Maybe it’s your attitude then. If you are claiming that people you call friends are only singling you out because of your physical appearance and not your personality or the way you carry yourself, because confidence is more attractive than physical attributes. you can be attractive but an ass hole and people wouldn’t want to invite them because of how they act, not their appearance
I do think physical appearance plays a role in first impressions. Unfortunate, but it’s not productive to deny it. Pretty privilege is real. I won’t sit here and say “nooo ur beautiful” because I don’t think you’d be making this post if you were conventionally attractive (if such a thing exists), unless your confidence is just extra extra low. But if you give people opportunities to get to know you, and they still exclude you because of your appearance, then they’re shallow. And bad friends.

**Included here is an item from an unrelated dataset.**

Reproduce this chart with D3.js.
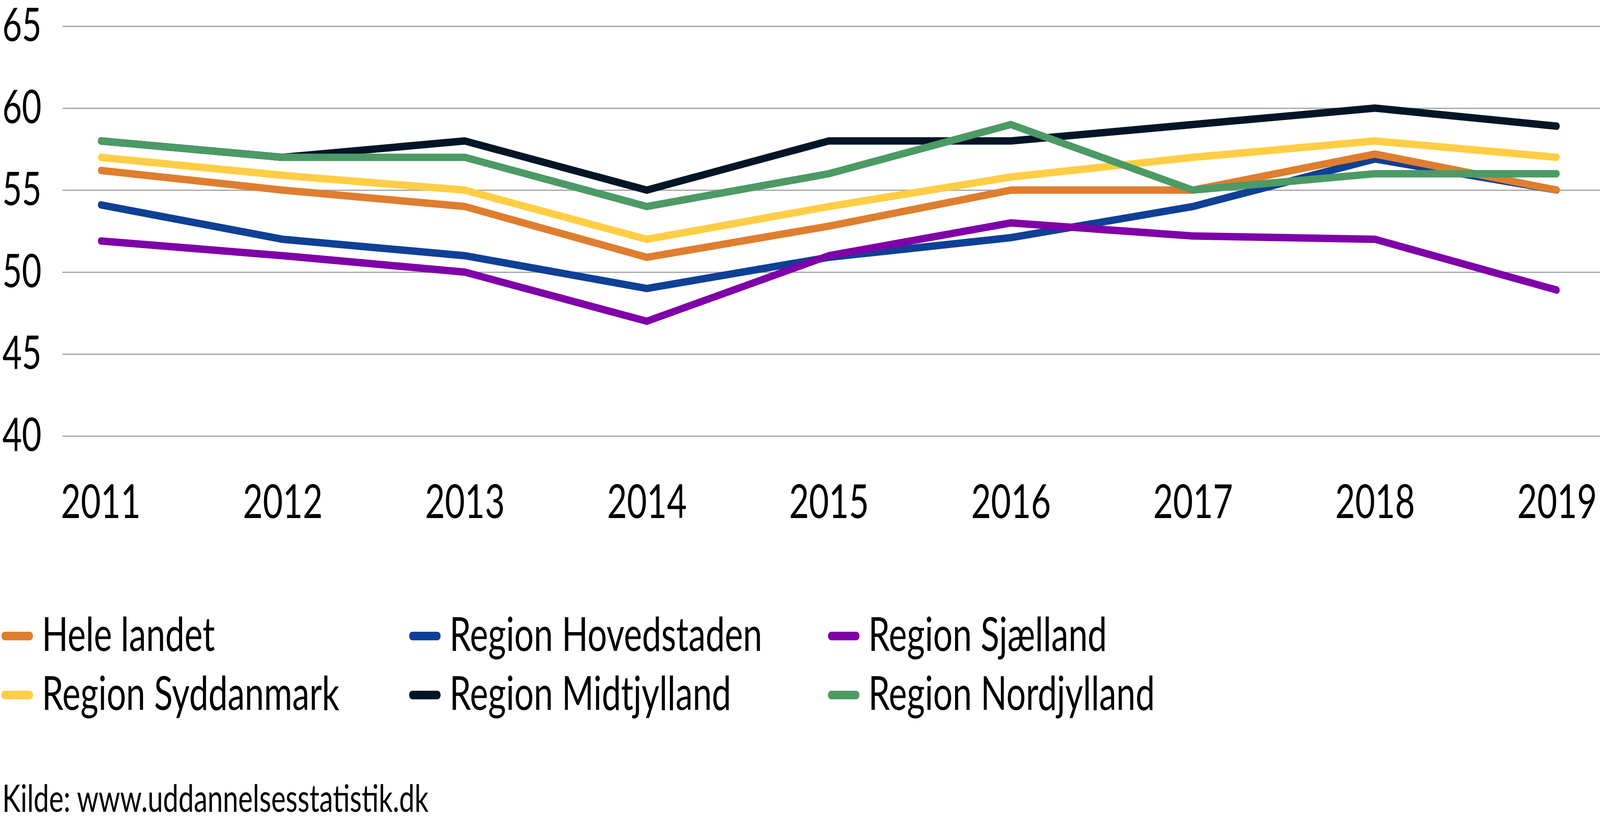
<!DOCTYPE html>
<html>
<head>
<meta charset="utf-8">
<script src="https://cdn.jsdelivr.net/npm/d3@7"></script>
<style>
  html, body { margin: 0; padding: 0; background: #fff; overflow: hidden; }
  svg { display: block; width: 100vw; height: 100vh; font-family: Lato, 'Noto Sans', sans-serif; }
</style>
</head>
<body>
<!-- drawn in a 5581x2104 frame, stretched to whatever the window is -->
<svg id="chart" viewBox="0 0 5581 2104" preserveAspectRatio="none"></svg>
<script>
/* global d3 */
const years = ['2011', '2012', '2013', '2014', '2015', '2016', '2017', '2018', '2019']
const yTicks = [40, 45, 50, 55, 60, 65]

const heleLandet = [56.2, 55, 54, 50.9, 52.8, 55, 55, 57.2, 55]
const hovedstaden = [54.1, 52, 51, 49, 50.9, 52.1, 54, 56.9, 55]
const sjaelland = [51.9, 51, 50, 47, 51, 53, 52.2, 52, 48.9]
const syddanmark = [57, 55.9, 55, 52, 54, 55.8, 57, 58, 57]
const midtjylland = [58, 57, 58, 55, 58, 58, 59, 60, 58.9]
const nordjylland = [58, 57, 57, 54, 56, 59, 55, 56, 56]

const seriesNames = ['Hele landet', 'Region Hovedstaden', 'Region Sjælland',
  'Region Syddanmark', 'Region Midtjylland', 'Region Nordjylland']
const seriesValues = [heleLandet, hovedstaden, sjaelland, syddanmark, midtjylland, nordjylland]
const seriesColors = ['#df7e2f', '#0f4096', '#7f00a8', '#ffce45', '#001526', '#4c9a66']
// order the lines are painted in (last one on top)
const drawOrder = [1, 2, 3, 4, 0, 5]

const source = 'Kilde: www.uddannelsesstatistik.dk'

const svg = d3.select('#chart')
const W = 5581
const font = 'Lato, "Noto Sans", sans-serif'
const plotLeft = 218
const plotTop = 67
const plotBottom = 1116

const x = d3.scalePoint()
  .domain(years)
  .range([351, 5431])

const y = d3.scaleLinear()
  .domain([40, 65])
  .range([plotBottom, plotTop])

svg.append('rect')
  .attr('width', W)
  .attr('height', 2104)
  .attr('fill', '#fff')

// grid + y labels
const yAxis = d3.axisLeft(y)
  .tickValues(yTicks)
  .tickSizeInner(-(W - plotLeft))
  .tickSizeOuter(0)

const gy = svg.append('g')
  .attr('transform', 'translate(' + plotLeft + ',0)')
  .call(yAxis)
gy.select('.domain').remove()
gy.selectAll('line')
  .attr('stroke', '#a0a0a0')
  .attr('stroke-width', 3)
gy.selectAll('text')
  .attr('x', 8 - plotLeft)
  .attr('text-anchor', 'start')
  .attr('fill', '#000')
  .attr('dy', '0.32em')
  .style('font-family', font)
  .style('font-size', '118px')

// x labels
const xAxis = d3.axisBottom(x).tickSize(0)
const gx = svg.append('g')
  .attr('transform', 'translate(0,' + plotBottom + ')')
  .call(xAxis)
gx.select('.domain').remove()
gx.selectAll('text')
  .attr('y', 1326 - plotBottom)
  .attr('dy', null)
  .attr('fill', '#000')
  .style('font-family', font)
  .style('font-size', '120px')

// lines
const line = d3.line()
  .x((d, i) => x(years[i]))
  .y(d => y(d))

svg.append('g')
  .selectAll('path')
  .data(drawOrder)
  .join('path')
  .attr('d', k => line(seriesValues[k]))
  .attr('fill', 'none')
  .attr('stroke', k => seriesColors[k])
  .attr('stroke-width', 19)
  .attr('stroke-linecap', 'round')
  .attr('stroke-linejoin', 'round')

// legend, 3 columns x 2 rows (positions are text baselines)
const legCols = [0, 1422, 2883]
const legRows = [1666, 1817]
const leg = svg.append('g')
  .selectAll('g')
  .data(seriesNames)
  .join('g')
  .attr('transform', (d, i) => 'translate(' + legCols[i % 3] + ',' + legRows[Math.floor(i / 3)] + ')')

leg.append('line')
  .attr('x1', 16)
  .attr('x2', 104)
  .attr('y1', -38)
  .attr('y2', -38)
  .attr('stroke', (d, i) => seriesColors[i])
  .attr('stroke-width', 22)
  .attr('stroke-linecap', 'round')

leg.append('text')
  .attr('x', 146)
  .attr('fill', '#000')
  .style('font-family', font)
  .style('font-size', '120px')
  .text(d => d)

svg.append('text')
  .attr('x', 8)
  .attr('y', 2078)
  .attr('fill', '#000')
  .style('font-family', font)
  .style('font-size', '96px')
  .text(source)
</script>
</body>
</html>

Now, how do you know if they’re excluding you because of your appearance vs your personality? That’s tough. But this is where confidence comes in, because if you’re spending all your time worrying about your looks, you’re not giving people a chance to know you for your personality.
Again, #1 is right that putting yourself down all the time can be a deterrent. But it’s a delicate thing, because we are all insecure to some degree, and self-deprecating humor is a very common way to cope with that. Some of my friends are extremely self-deprecating, which I find funny and endearing, but others might have a different tolerance level.